Shopify sees guaranteeing delivery time as far more important than minimizing it. For its sake, hopefully it’s right because the firm can’t match Amazon’s fulfillment speed.

Shopify Audiences:

This new marketing tool has been shown to juice ROAS by 5-7X for several merchants. The data sharing restrictions from Apple’s IDFA change has made this tool even more valuable as other forms of targeting got more difficult.

On Profitability:

“We were a bootstrap company for a long time and were not born on VC funding. That culture is in our DNA… we absolutely plan to return to profitability after 2022’s investment year.”

c) Leadership Changes

Jeff Hoffmeister was named Shopify’s newest CFO this week. He will replace Amy Shapero after this upcoming quarterly report. Hoffmeister is a banking veteran coming from Morgan Stanley and actually served as the lead underwriter for Shopify’s IPO many years ago. According to leadership this past week, Jeff “brings an understanding to the table that we don’t currently have.” This seems to be more of an intentional replacement vs. Shapero voluntarily leaving. And with as wrong as Shopify was with extrapolating pandemic trends (just like countless other companies), this does make some sense. Hoffmeister will feature a laser-focus on cost discipline to marry with Harley’s and Tobi’s ambitious philosophies on building the 100 year company. These seems like a better balance to me.
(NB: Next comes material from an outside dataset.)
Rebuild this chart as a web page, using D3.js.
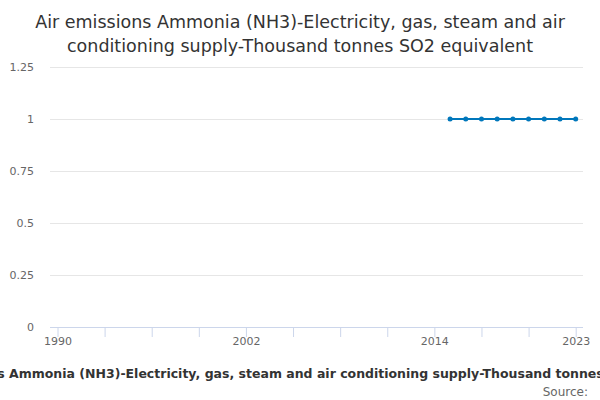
<!DOCTYPE html>
<html>
<head>
<meta charset="utf-8">
<script src="https://cdn.jsdelivr.net/npm/d3@7"></script>
<style>
body { margin: 0; background: #fff; }
svg { font-family: "DejaVu Sans", sans-serif; }
</style>
</head>
<body>
<div id="chart"></div>
<script>
// chart values
var titleLines = ["Air emissions Ammonia (NH3)-Electricity, gas, steam and air",
	"conditioning supply-Thousand tonnes SO2 equivalent"];
var seriesName = "Air emissions Ammonia (NH3)-Electricity, gas, steam and air conditioning supply-Thousand tonnes SO2 equivalent";
var years = [2015, 2016, 2017, 2018, 2019, 2020, 2021, 2022, 2023];
var values = [1, 1, 1, 1, 1, 1, 1, 1, 1];
var yTicks = [0, 0.25, 0.5, 0.75, 1, 1.25];
var xTicks = [1990, 1993, 1996, 1999, 2002, 2005, 2008, 2011, 2014, 2017, 2020, 2023];
var xLabels = [1990, 2002, 2014, 2023];

var width = 600, height = 400;
var plot = {left: 50, right: 583, top: 67, bottom: 327};

var svg = d3.select("#chart").append("svg")
	.attr("width", width)
	.attr("height", height);

//scales
var x = d3.scaleLinear().domain([1990, 2023]).range([57.5, 575.7]);
var y = d3.scaleLinear().domain([0, 1.25]).range([plot.bottom, plot.top]);

//title
svg.append("text")
	.attr("x", width / 2)
	.attr("y", 28)
	.attr("text-anchor", "middle")
	.attr("fill", "#333")
	.style("font-size", "17.5px")
	.selectAll("tspan")
	.data(titleLines)
	.enter().append("tspan")
	.attr("x", width / 2)
	.attr("dy", function(d, i) { return i == 0 ? 0 : 24; })
	.text(function(d) { return d; });

//y grid + labels
var yAxis = svg.append("g")
	.attr("transform", "translate(" + plot.left + ",0)")
	.call(d3.axisLeft(y).tickValues(yTicks).tickSize(-(plot.right - plot.left))
		.tickFormat(function(d) { return d; }));
yAxis.select(".domain").remove();
yAxis.selectAll(".tick line").attr("stroke", "#e6e6e6");
yAxis.selectAll(".tick").filter(function(d) { return d == 0; }).select("line").remove();
yAxis.selectAll(".tick text")
	.attr("x", -16)
	.attr("fill", "#666")
	.style("font-size", "11px")
	.style("font-family", "DejaVu Sans");

//x axis
var xAxis = svg.append("g")
	.attr("transform", "translate(0," + plot.bottom + ")")
	.call(d3.axisBottom(x).tickValues(xTicks).tickSize(10).tickSizeOuter(0)
		.tickFormat(function(d) { return xLabels.indexOf(d) >= 0 ? d : ""; }));
xAxis.select(".domain")
	.attr("d", "M" + plot.left + ",0.5H" + plot.right)
	.attr("stroke", "#ccd6eb");
xAxis.selectAll(".tick line").attr("stroke", "#ccd6eb");
xAxis.selectAll(".tick text")
	.attr("y", 10)
	.attr("dy", "0.71em")
	.attr("fill", "#666")
	.style("font-size", "11px")
	.style("font-family", "DejaVu Sans");

//series
var pts = years.map(function(d, i) { return [d, values[i]]; });
var line = d3.line()
	.x(function(d) { return x(d[0]); })
	.y(function(d) { return y(d[1]); });

svg.append("path")
	.datum(pts)
	.attr("fill", "none")
	.attr("stroke", "#0077bb")
	.attr("stroke-width", 2)
	.attr("d", line);

svg.selectAll(".dot")
	.data(pts)
	.enter().append("circle")
	.attr("class", "dot")
	.attr("cx", function(d) { return x(d[0]); })
	.attr("cy", function(d) { return y(d[1]); })
	.attr("r", 2.5)
	.attr("fill", "#0077bb");

//legend (too long for the width, clipped at both edges like the original)
svg.append("text")
	.attr("x", 313)
	.attr("y", 378)
	.attr("text-anchor", "middle")
	.attr("fill", "#333")
	.style("font-size", "12.5px")
	.style("font-weight", "bold")
	.text(seriesName);

//credits
svg.append("text")
	.attr("x", 588)
	.attr("y", 396)
	.attr("text-anchor", "end")
	.attr("fill", "#666")
	.style("font-size", "12px")
	.text("Source:");
</script>
</body>
</html>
In other news, Shopify COO Toby Shannan announced his retirement from the company after 13 years of service. Kaz Nejetian was promoted from VP of product to COO to replace him. Kaz is one of my favorite executives at the company as he has played an intimate role in successful new product innovations. I view this promotion as well-deserved. According to Harley, Kaz will renew the company’s focus on “connecting the right merchants to the right products at the right time” which is something he admitted the company needed to improve at. His role will be to merge product and revenue generation in the most utility-building way possible.



d) Shelf Offering

Shopify filed a mixed shelf offering allowing it to issue more debt and equity securities in the future.

Click here for my Shopify Overview.

3. Lemonade (LMND) -- CFO Tim Bixby Interviews with KBW

On marketing & utility:

The rising cost per acquisition that Lemonade had been dealing with this year (thanks a lot Apple) has finally leveled off. The company’s acquisition cost efficiency improvements are now outpacing the higher cost per acquisition. Marrying that with what Lemonade sees as an ability to more granularly grade risk profiles is a powerful combination (if it’s legitimate).